What was not told during that original press release is that a year later the project would be renamed and the student body would be expected to foot the bill.
When comparing the two projects it is peculiar how similar the building proposals for the two facilities are; both in the north end zone running east to west, sharing nearly identical amenities and the buildings are only 2,000 square feet apart in size.
The major differences are that the original facility in 2012 was designed to be solely an indoor football practice facility that was funded by private donors, whereas, the new Student Activities Center is to be a facility for football as well as other groups on campus, and will be funded in-part by student fees.
Unfortunately, the specifics of the new project have been incredibly vague about nearly every aspect of the facility. This has left many of the concerns about the building’s funding, general operation and its accessibility for students unanswered.
The lack of transparency is not acceptable if students are coughing up the $11 million to repay the bond that was approved by the A-State Board of Trustees.
The fear is the new Student Activity Center is nothing more than the indoor practice facility proposed last year with a new name and students paying the bill.
To avoid getting the wool pulled over our eyes it is essential to understand how this building is going to benefit us; after all we are paying for it.
We are not opposed to our football team having adequate practice facilities, nor are we opposed to intramurals and other organizations having a facility to practice.
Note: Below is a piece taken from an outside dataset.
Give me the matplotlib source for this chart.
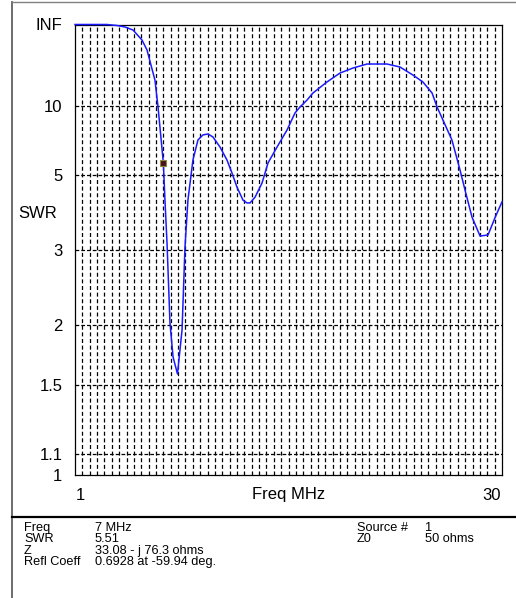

What we are opposed to are fees being applied to the entire student body that are potentially only going to be beneficial to one small group.
In this case, Athletic Director Terry Mohajir’s statement about sports being able to reserve the facility and students allowed to have access after those times, leaves serious questions of sharing.
It is analogous of a new bicycle a group of six friends purchases together. To make the purchase fair they decide to divide the time evenly amongst themselves. We would assume everyone is getting a fair shot, but what if your time slot was from 11 o’clock at night to three in the morning. Somehow even though you have four hours just like everyone else, the bike is not nearly as exciting.
There are two viable solutions to the building dilemma 1.) Follow through with the original plans for the indoor football practice facility including its private funding, or 2.) Build the Student Activities Center as proposed but guarantee that intramural sports, the band and other groups will have equal access in terms of length as well as choice of times to use the facility.